The U.S. military has sent two warships through the Taiwan Strait for the second time this year as Washington ramps up its passages through the waterway amid tensions with China.
The two vessels, the guided-missile destroyer USS Curtis Wilbur and the guided-missile cruiser USS Antietam, conducted what the U.S. military said was a “routine” transit of the Taiwan Strait on Monday, “in accordance with international law.”
Both warships are home-ported at the U.S. naval base in Yokosuka, Kanagawa Prefecture.
“The ships’ transit through the Taiwan Strait demonstrates the U.S. commitment to a free and open Indo-Pacific,” U.S. Pacific Fleet Deputy Spokesman Cmdr. Nate Christensen said in a statement. “U.S. Navy will continue to fly, sail and operate anywhere international law allows.”
Multiple Chinese warships had shadowed the two U.S. vessels during the transit, following at a safe distance, CNN reported, quoting defense officials.

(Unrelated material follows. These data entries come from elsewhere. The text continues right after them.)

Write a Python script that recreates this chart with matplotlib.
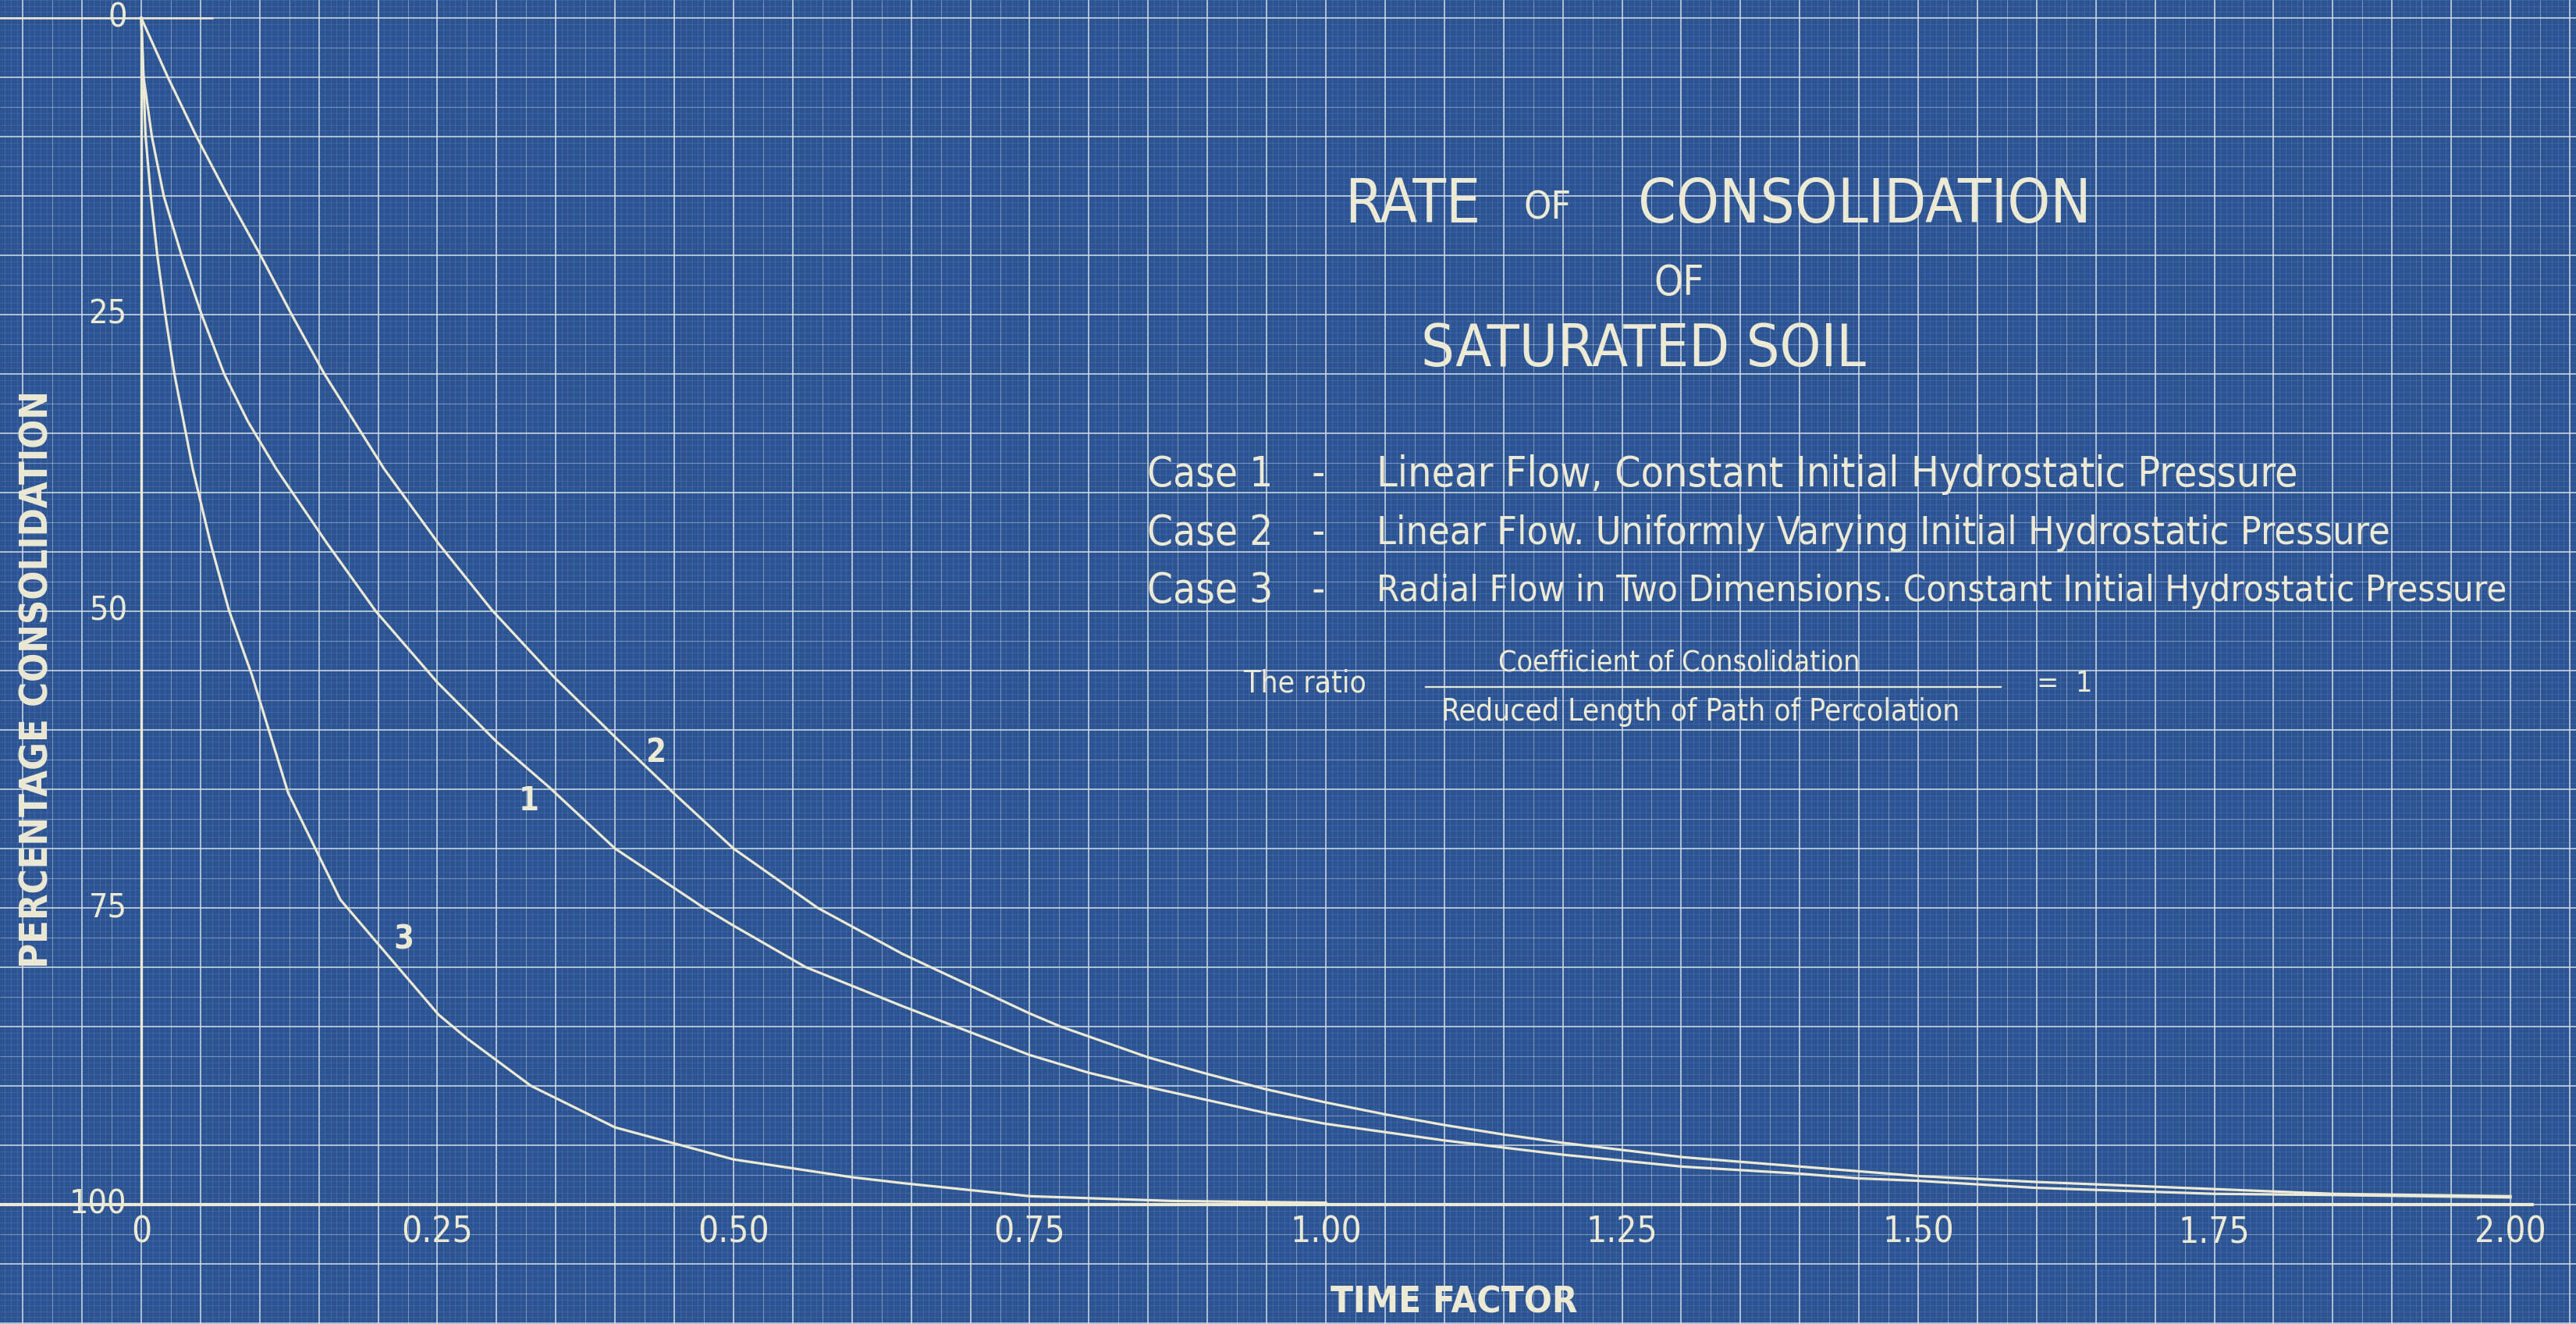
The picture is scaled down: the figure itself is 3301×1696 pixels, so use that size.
import numpy as np
import matplotlib
matplotlib.use("Agg")
import matplotlib.pyplot as plt

# time factor / percentage consolidation
t_case1 = [0, 0.002, 0.009, 0.019, 0.034, 0.051, 0.070, 0.090, 0.114, 0.157, 0.198, 0.25,
           0.30, 0.344, 0.40, 0.475, 0.50, 0.561, 0.643, 0.75, 0.80, 0.85, 0.90, 0.95, 1.00,
           1.05, 1.10, 1.15, 1.20, 1.25, 1.30, 1.35, 1.40, 1.45, 1.50, 1.60, 1.75, 1.85, 2.00]
u_case1 = [0, 5, 10, 15, 20, 25, 30, 34, 38, 44.3, 50, 56,
           61, 64.8, 70, 75, 76.5, 80, 83.3, 87.4, 88.9, 90.1, 91.2, 92.3, 93.2,
           93.9, 94.6, 95.2, 95.8, 96.3, 96.8, 97.1, 97.4, 97.8, 98.0, 98.6, 99.1, 99.2, 99.4]

t_case2 = [0, 0.0225, 0.0467, 0.073, 0.1007, 0.127, 0.1546, 0.205, 0.251, 0.296, 0.349,
           0.40, 0.447, 0.50, 0.571, 0.643, 0.75, 0.776, 0.85, 0.90, 0.95, 1.00, 1.05, 1.10,
           1.15, 1.20, 1.25, 1.30, 1.35, 1.40, 1.45, 1.50, 1.60, 1.75, 1.85, 2.00]
u_case2 = [0, 5, 10, 15, 20, 25, 30, 38, 44.3, 49.9, 55.6,
           60.6, 65.1, 70, 75, 78.9, 83.9, 85, 87.6, 89.0, 90.3, 91.4, 92.4, 93.3,
           94.1, 94.8, 95.4, 96.0, 96.4, 96.8, 97.2, 97.6, 98.1, 98.7, 99.1, 99.3]

t_case3 = [0, 0.0018, 0.0037, 0.0081, 0.0136, 0.0203, 0.028, 0.0435, 0.0586, 0.074, 0.0935,
           0.124, 0.168, 0.215, 0.251, 0.275, 0.329, 0.40, 0.50, 0.60, 0.643, 0.75, 0.87, 1.00]
u_case3 = [0, 5, 10, 15, 20, 25, 30, 38, 44.3, 49.9, 55.4,
           65.3, 74.3, 79.8, 84, 86.0, 90, 93.5, 96.2, 97.7, 98.2, 99.3, 99.7, 99.85]

x_ticks = [0, 0.25, 0.50, 0.75, 1.00, 1.25, 1.50, 1.75, 2.00]
x_tick_labels = ["0", "0.25", "0.50", "0.75", "1.00", "1.25", "1.50", "1.75", "2.00"]
y_ticks = [0, 25, 50, 75, 100]

case_lines = [
    ("Case 1", "Linear Flow, Constant Initial Hydrostatic Pressure"),
    ("Case 2", "Linear Flow. Uniformly Varying Initial Hydrostatic Pressure"),
    ("Case 3", "Radial Flow in Two Dimensions. Constant Initial Hydrostatic Pressure"),
]
case_sizes = [38.5, 36, 34]

BG = "#2c5392"
INK = "#ece9d4"
FONT = ["DejaVu Sans"]
STRETCH = "condensed"

fig = plt.figure(figsize=(33.01, 16.96), dpi=100)
fig.patch.set_facecolor(BG)
ax = fig.add_axes([0, 0, 1, 1])
ax.set_facecolor(BG)
ax.set_xlim(-0.1192, 2.0553)
ax.set_ylim(110.07, -1.51)
for s in ax.spines.values():
    s.set_visible(False)
ax.set_xticks([])
ax.set_yticks([])


def label(x, y, s, size, **kw):
    kw.setdefault("ha", "center")
    kw.setdefault("va", "center")
    return ax.text(x, y, s, color=INK, fontsize=size, family=FONT,
                   fontstretch=STRETCH, zorder=5, **kw)


# graph paper: 1 mm fine mesh, 5 mm and 1 cm lines
kx = np.arange(-24, 412)
ky = np.arange(-4, 222)
for k_arr, step, vertical in [(kx, 0.005, True), (ky, 0.5, False)]:
    for sel, col, lw, alpha in [
        ((k_arr % 5 != 0), "#7e9ccb", 0.45, 0.35),
        ((k_arr % 5 == 0) & (k_arr % 10 != 0), "#a9bedc", 0.8, 0.6),
        ((k_arr % 10 == 0), "#d4dfea", 1.3, 0.85),
    ]:
        pos = k_arr[sel] * step
        if vertical:
            ax.vlines(pos, 0, 1, transform=ax.get_xaxis_transform(), colors=col,
                      linewidths=lw, alpha=alpha, zorder=1)
        else:
            ax.hlines(pos, 0, 1, transform=ax.get_yaxis_transform(), colors=col,
                      linewidths=lw, alpha=alpha, zorder=1)

# axes drawn in ink
ax.plot([-0.125, 2.02], [100, 100], color=INK, lw=3.0, zorder=3, solid_capstyle="butt")
ax.plot([0, 0], [0, 100], color=INK, lw=2.4, zorder=3)
ax.plot([-0.125, 0.06], [0, 0], color=INK, lw=1.8, zorder=3)

for t, u in [(t_case1, u_case1), (t_case2, u_case2), (t_case3, u_case3)]:
    ax.plot(t, u, color=INK, lw=2.3, zorder=4, solid_joinstyle="round")

label(0.327, 66.0, "1", 30, weight="bold")
label(0.435, 61.9, "2", 30, weight="bold")
label(0.222, 77.7, "3", 30, weight="bold")

# tick labels
for xv, lab in zip(x_ticks, x_tick_labels):
    label(xv, 102.4, lab, 33)
for yv in y_ticks:
    label(-0.012, yv, str(yv), 31, ha="right")

label(1.108, 108.3, "TIME FACTOR", 34, weight="bold")
label(-0.088, 55.7, "PERCENTAGE CONSOLIDATION", 35, weight="bold", rotation=90)

# title block
label(1.073, 15.8, "RATE", 56)
label(1.187, 16.0, "OF", 36)
label(1.455, 15.8, "CONSOLIDATION", 56)
label(1.298, 22.4, "OF", 38)
label(1.268, 28.0, "SATURATED SOIL", 54)

for i, ((case, desc), size) in enumerate(zip(case_lines, case_sizes)):
    yv = 38.5 + i * 4.9
    label(0.849, yv, case, 38, ha="left")
    label(0.988, yv, "-", 38, ha="left")
    label(1.043, yv, desc, size, ha="left")

label(0.931, 56.1, "The ratio", 28, ha="left")
label(1.298, 54.4, "Coefficient of Consolidation", 27)
ax.plot([1.084, 1.570], [56.4, 56.4], color=INK, lw=1.6, zorder=5)
label(1.316, 58.5, "Reduced Length of Path of Percolation", 28)
label(1.600, 56.1, "=  1", 27, ha="left")

fig.savefig("out.png", dpi=100, facecolor=BG)
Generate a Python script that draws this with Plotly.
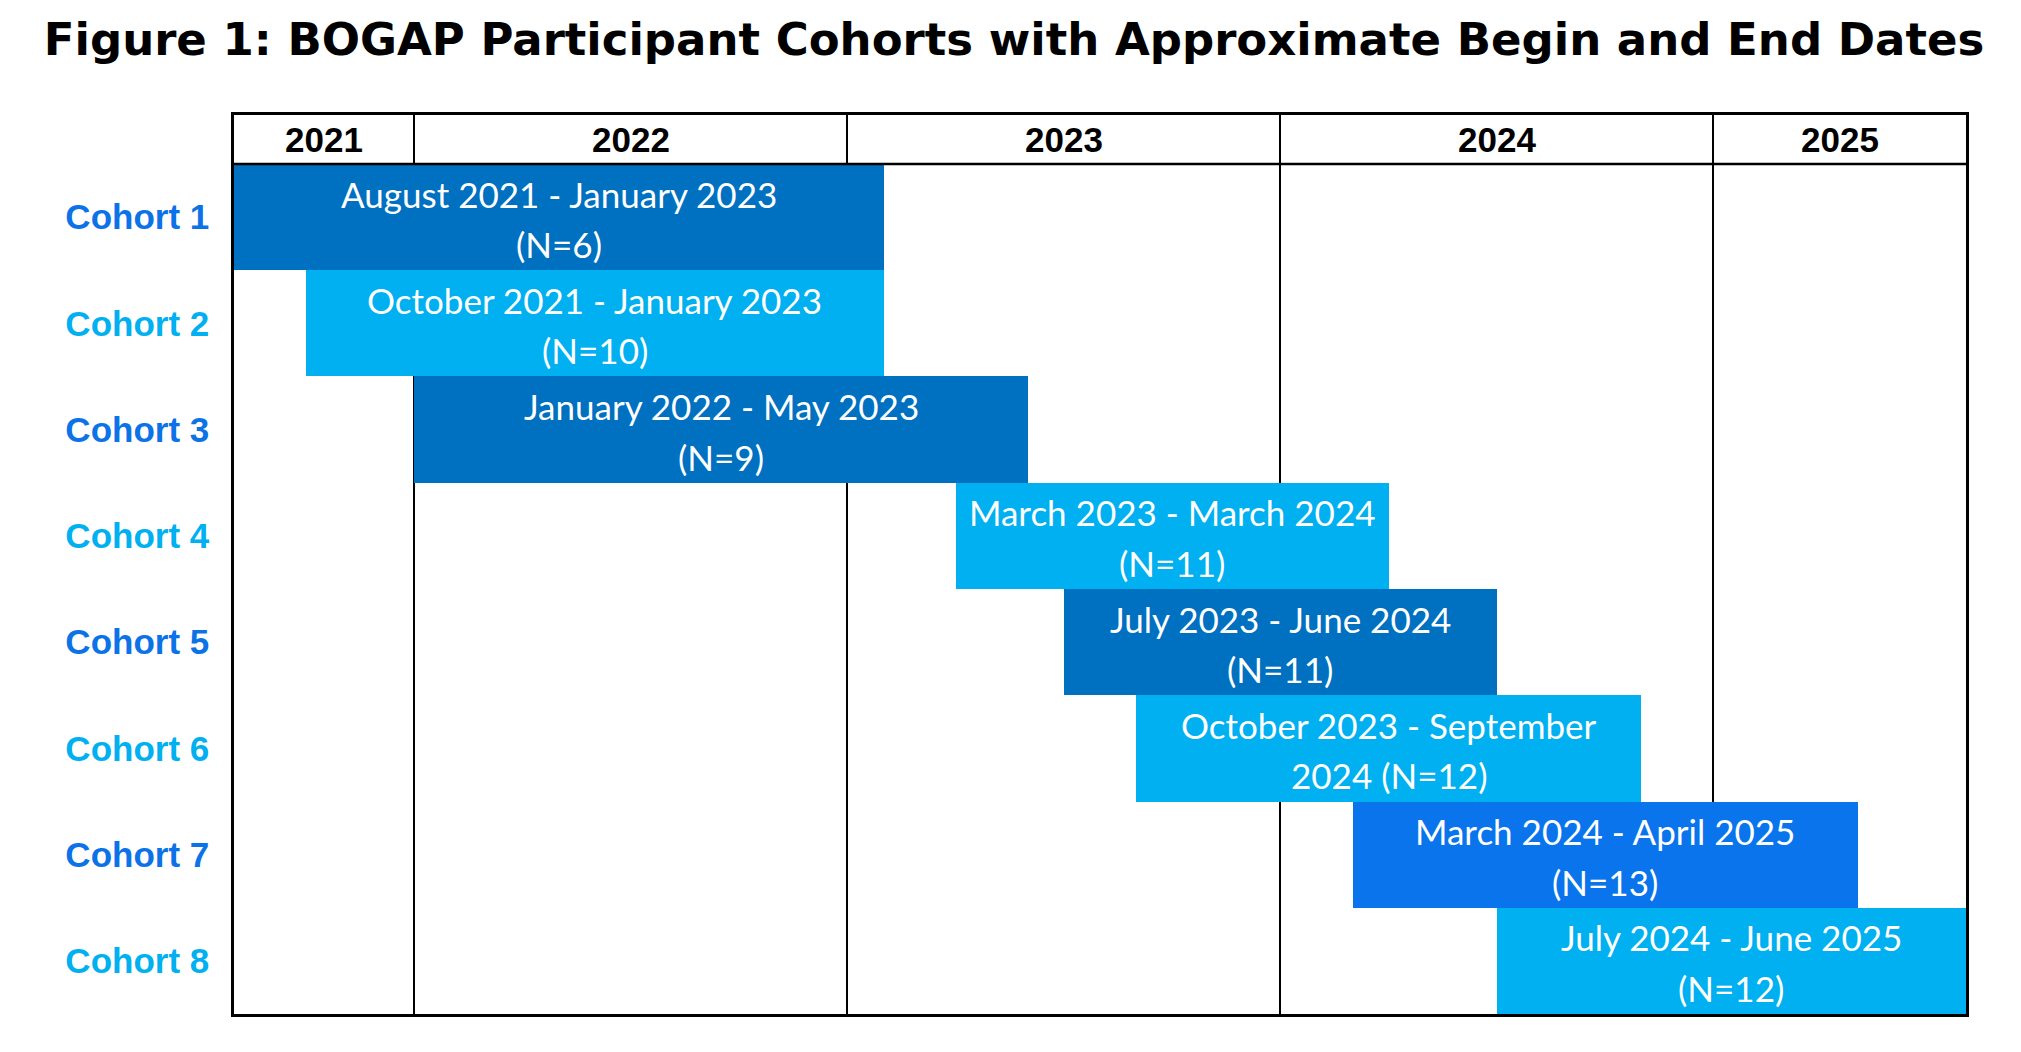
import plotly.graph_objects as go

# Cohort timeline data (months counted inclusive, as drawn in the figure)
cohorts = ["Cohort 1", "Cohort 2", "Cohort 3", "Cohort 4",
           "Cohort 5", "Cohort 6", "Cohort 7", "Cohort 8"]
first_month = ["2021-08", "2021-10", "2022-01", "2023-04",
               "2023-07", "2023-09", "2024-03", "2024-07"]
last_month = ["2023-01", "2023-01", "2023-05", "2024-03",
              "2024-06", "2024-10", "2025-04", "2025-07"]
periods = ["August 2021 - January 2023", "October 2021 - January 2023",
           "January 2022 - May 2023", "March 2023 - March 2024",
           "July 2023 - June 2024", "October 2023 - September 2024",
           "March 2024 - April 2025", "July 2024 - June 2025"]
n_participants = [6, 10, 9, 11, 11, 12, 13, 12]

years = [2021, 2022, 2023, 2024, 2025]
axis_start = "2021-08"
axis_end = "2025-07"

# styling
bar_colors = ["#0070C0", "#00B0F0", "#0070C0", "#00B0F0",
              "#0070C0", "#00B0F0", "#0974EC", "#00B0F0"]
label_colors = ["#0B72E8", "#00B0F0"]
HEADER_ROWS = 0.461          # header height, in row units
LINE1_DY, LINE2_DY = -0.221, 0.254  # text line offsets inside a bar, row units
BAR_FONT = dict(family="Lato", size=35, color="white")
HEAD_FONT = dict(family="Liberation Sans, Arial", size=35, color="black")


def month_index(ym):
    y, m = (int(v) for v in ym.split("-"))
    y0, m0 = (int(v) for v in axis_start.split("-"))
    return (y - y0) * 12 + (m - m0)


def bar_lines(period, n):
    # long periods wrap inside the period text, the rest put N on line 2
    if len(period) > 27:
        head, tail = period.rsplit(" ", 1)
        return head, f"{tail} (N={n})"
    return period, f"(N={n})"


starts = [month_index(m) for m in first_month]
ends = [month_index(m) + 1 for m in last_month]
x_max = month_index(axis_end) + 1
rows = list(range(1, len(cohorts) + 1))

# year spans on the month axis
year_starts = [max(month_index(f"{y}-01"), 0) for y in years]
year_ends = year_starts[1:] + [x_max]
year_mids = [(a + b) / 2 for a, b in zip(year_starts, year_ends)]

fig = go.Figure()

fig.add_trace(
    go.Bar(
        y=rows,
        x=[e - s for s, e in zip(starts, ends)],
        base=starts,
        orientation="h",
        width=1.0,
        marker=dict(color=bar_colors, line=dict(width=0)),
        hoverinfo="skip",
        showlegend=False,
    )
)

# two text lines per bar, centred on the bar
for row, s, e, p, n in zip(rows, starts, ends, periods, n_participants):
    line1, line2 = bar_lines(p, n)
    for txt, dy in ((line1, LINE1_DY), (line2, LINE2_DY)):
        fig.add_annotation(
            x=(s + e) / 2, y=row + dy, xref="x", yref="y",
            text=txt, showarrow=False, font=BAR_FONT,
            xanchor="center", yanchor="middle",
        )

tick_text = [
    f"<span style='color:{label_colors[i % 2]}'><b>{c}</b></span>"
    for i, c in enumerate(cohorts)
]

header_mid = (0.5 + (0.5 - HEADER_ROWS)) / 2
for y, xm in zip(years, year_mids):
    fig.add_annotation(
        x=xm, y=header_mid, xref="x", yref="y",
        text=f"<b>{y}</b>", showarrow=False, font=HEAD_FONT,
        xanchor="center", yanchor="middle",
    )

# line under the header row
fig.add_shape(
    type="line", xref="paper", yref="y",
    x0=0, x1=1, y0=0.5, y1=0.5,
    line=dict(color="black", width=2.5),
)

fig.update_layout(
    width=2021,
    height=1052,
    margin=dict(l=226, r=63, t=107, b=46),
    plot_bgcolor="white",
    paper_bgcolor="white",
    title=dict(
        text="<b>Figure 1: BOGAP Participant Cohorts with Approximate Begin and End Dates</b>",
        font=dict(family="DejaVu Sans", size=45, color="black"),
        x=0.4978, xanchor="center",
        y=0.970, yanchor="middle",
    ),
    xaxis=dict(
        range=[0, x_max],
        tickvals=year_starts[1:],
        showticklabels=False,
        ticks="",
        showgrid=True,
        gridcolor="black",
        gridwidth=2,
        zeroline=False,
        showline=True,
        mirror=True,
        linecolor="black",
        linewidth=2.5,
    ),
    yaxis=dict(
        range=[len(cohorts) + 0.5, 0.5 - HEADER_ROWS],
        tickvals=rows,
        ticktext=tick_text,
        ticks="",
        ticklabelstandoff=15,
        tickfont=dict(family="Liberation Sans, Arial", size=35),
        showgrid=False,
        zeroline=False,
        showline=True,
        mirror=True,
        linecolor="black",
        linewidth=2.5,
    ),
    bargap=0,
)

fig.write_html("out.html")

Beijing expressed “serious concern” to the United States, Foreign Ministry spokeswoman Hua Chunying told a news conference Tuesday.
“The Taiwan issue concerns China’s sovereignty and territory, and is the most important, most sensitive issue in China-U.S. relations,” she said.
China urged the United States to cautiously and appropriately handle the Taiwan issue to promote peace and stability in the Taiwan Strait, she added.
Taiwan’s Defense Ministry had earlier announced on its website that the United States had sent two naval vessels through the 180-kilometer-wide stretch of water.
The ministry said in a statement that it had monitored the warships’ passage through the strait, and that it had been “in full control of the situation.”
China remains extremely sensitive about U.S. military forces in the waterway. The U.S. Navy last conducted a similar mission through the international waters in July, but before that had sent just one ship through the Taiwan Strait last year. It has not sailed an aircraft carrier in the area since 2007.
The operation comes amid heightened tensions between Taiwan and China, which has warned that it will defend — by force if necessary — its “One China” principle under which the self-ruling island is seen as part of China’s own territory, awaiting reunification.
Beijing has also lashed out at Washington over recent moves it sees as aiding the country.
The U.S. has no formal ties with Taiwan but is bound by law to help it defend itself and is the island’s main source of arms. The Pentagon says Washington has sold Taipei more than $15 billion in weaponry since 2010.
China has bolstered its military presence near Taiwan this year, sailing its sole operating aircraft carrier through the Taiwan Strait in January and March and holding large-scale “encirclement” exercises and bomber training nearby in recent months.
China’s hostility toward Taiwan has grown since the 2016 election of President Tsai Ing-wen, a member of the island’s pro-independence Democratic Progressive Party.